River Walkers


Nearly half a million people filled New York City’s streets yesterday as part of the People’s Climate March, an event some are calling America’s largest political protest in at least a decade. Orion contributing editor Terry Tempest Williams, who was in attendance along with climate activist Tim DeChristopher and fellow Orion contributor Rick Bass (pictured above), sent us this letter from the middle of it all.

They just kept coming in waves, in torrents, a river of people convening on the streets of New York City in the march for climate justice. They just kept coming, hundreds of thousands of individuals, indigenous, black, white, brown, yellow, and red, a rainbow of colors winding through the canyons of Manhattan.

This movement of climate justice is no longer segregated, is no longer privileged, is no longer young or old, or the radical fringe moving toward the center. Instead, this movement resides in the core of a collective concern: Earth has a fever. There is no Planet B. What we witnessed on Sunday, September 21, was 400,000 individuals standing in the center of this crisis with love.

At one o’clock, the River of the People’s March became quiet, silent in a haunting moment of stillness. And then, a rolling cry of care rose from the street with undulating momentum like an animated heat wave blown by the wind that electrified the crowd like thunder and lightening followed by a rain of voices.

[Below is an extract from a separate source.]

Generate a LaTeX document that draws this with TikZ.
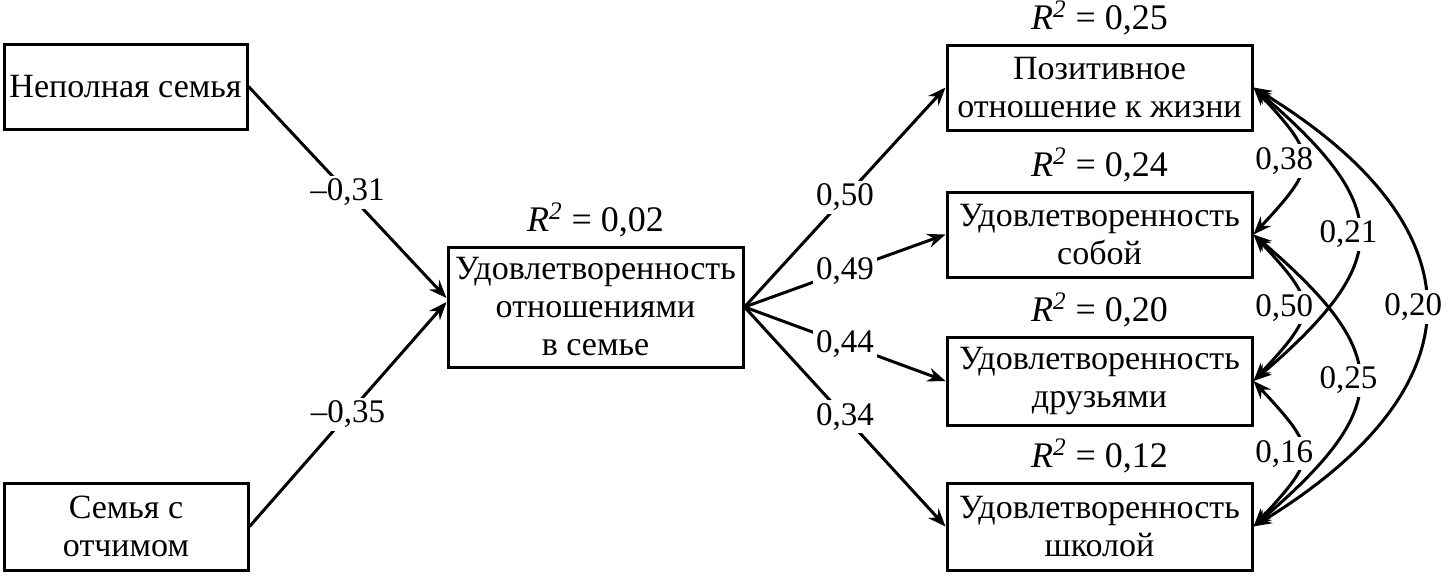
\documentclass[tikz,border=0pt]{standalone}
\usepackage{fontspec}
\setmainfont{Liberation Serif}
\usetikzlibrary{arrows.meta,positioning}
\begin{document}
\begin{tikzpicture}[x=0.5pt,y=-0.5pt,
  box/.style={draw,line width=1.5pt,inner sep=0pt,align=center,font=\fontsize{17}{19}\selectfont},
  rlbl/.style={inner sep=0pt,font=\fontsize{18}{20}\selectfont},
  coef/.style={fill=white,inner sep=1.5pt,font=\fontsize{16.5}{19}\selectfont},
  arr/.style={line width=1.5pt,-{Stealth[length=9pt,width=7pt,inset=3pt]}},
  darr/.style={line width=1.5pt,{Stealth[length=9pt,width=7pt,inset=3pt]}-{Stealth[length=9pt,width=7pt,inset=3pt]}}]
\useasboundingbox (0,0) rectangle (1449,578);
\node[box,minimum width=121.5pt,minimum height=42.5pt] (A) at (125.5,86.5) {Неполная семья};
\node[box,minimum width=122pt,minimum height=43.5pt] (B) at (126,526.5) {Семья с\\отчимом};
\node[box,minimum width=147.5pt,minimum height=60pt] (C) at (595.5,307) {Удовлетворенность\\отношениями\\в семье};
\node[box,minimum width=152.5pt,minimum height=42.5pt] (D1) at (1099.5,87.5) {Позитивное\\отношение к жизни};
\node[box,minimum width=152.5pt,minimum height=42.5pt] (D2) at (1099.5,234.5) {Удовлетворенность\\собой};
\node[box,minimum width=152.5pt,minimum height=44pt] (D3) at (1099.5,381) {Удовлетворенность\\друзьями};
\node[box,minimum width=152.5pt,minimum height=43.5pt] (D4) at (1099.5,526.5) {Удовлетворенность\\школой};
\node[rlbl,above=4pt of C] (RC) {\textit{R}\textsuperscript{\textit{2}} = 0,02};
\node[rlbl,above=4pt of D1] (R1) {\textit{R}\textsuperscript{\textit{2}} = 0,25};
\node[rlbl,above=4pt of D2] (R2) {\textit{R}\textsuperscript{\textit{2}} = 0,24};
\node[rlbl,above=4pt of D3] (R3) {\textit{R}\textsuperscript{\textit{2}} = 0,20};
\node[rlbl,above=4pt of D4] (R4) {\textit{R}\textsuperscript{\textit{2}} = 0,12};
\draw[arr] (A.east) -- node[coef] {–0,31} ([yshift=4.5pt]C.west);
\draw[arr] (B.east) -- node[coef] {–0,35} ([yshift=2.5pt]C.west);
\draw[arr] (C.east) -- node[coef] {0,50} (D1.west);
\draw[arr] (C.east) -- node[coef] {0,49} (D2.west);
\draw[arr] (C.east) -- node[coef] {0,44} (D3.west);
\draw[arr] (C.east) -- node[coef] {0,34} (D4.west);
\draw[darr] (D1.east) .. controls +(65,70) and +(65,-70) .. node[coef,pos=0.5,xshift=-9pt] {0,38} (D2.east);
\draw[darr] (D2.east) .. controls +(65,70) and +(65,-70) .. node[coef,pos=0.5,xshift=-9pt] {0,50} (D3.east);
\draw[darr] (D3.east) .. controls +(65,70) and +(65,-70) .. node[coef,pos=0.5,xshift=-9pt] {0,16} (D4.east);
\draw[darr] (D1.east) .. controls +(140,120) and +(140,-120) .. node[coef,pos=0.5,xshift=-5pt] {0,21} (D3.east);
\draw[darr] (D2.east) .. controls +(140,120) and +(140,-120) .. node[coef,pos=0.5,xshift=-5pt] {0,25} (D4.east);
\draw[darr] (D1.east) .. controls +(229,140) and +(229,-140) .. node[coef,pos=0.5,xshift=-6pt] {0,20} (D4.east);
\end{tikzpicture}
\end{document}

The written language of hand painted signs created its own poetry:

Save the Earth, Heal the Spirit
I can’t swim —
Let our voices rise, not the sea
I can’t swim —
Divest from fossil fuels
If the Rockefellers can do it, so we can we –
I am building a community that runs without fossil fuels
No more oil, no more coal –
Keep our future in our soil
It is raining, it is pouring
We are all Noah now —
Wall Street Corporations are junkies
Renewables bring peace —
People and the Planet, over profit —
Please
Love your Mother –
We have to make peace with Nature —
Care now, you might be coming back
Quilters for the Planet –
Chefs for Climate Change –
Howling for the future –
Earth First!
Abbey was right –
Frack Off!
Hey, Obama, Don’t need no fracking drama!
Protect me –
I can’t swim —
Hi, I’m a friendly, sociable scientist –
Come talk to me –
Clean water is a right
Not just for the rich and white —
I am Water
I am Earth
I am Fire
I am Air
We are engaged in a crisis of breath
We can overcome –
Our planet has a fever –
We know who is responsible
Look out the window, U.N.
The Debate is over
The Facts are in
The Evidence is clear
The next flood won’t be biblical
Stop the Fossil Fuel Octopus –
Stop the tentacles of tar sands and oil shale —
Apathy kills
Our planet, our patience, our future –
Interfaith power and light –
Why not?
What’s next?
The future of all life depends on our mindful steps
We are the people
Walk with the river
This is what love looks like

Activists are flooding Wall Street. The present is now locking hands with the future. We can thank the organizers for mapping the territory of our engagement.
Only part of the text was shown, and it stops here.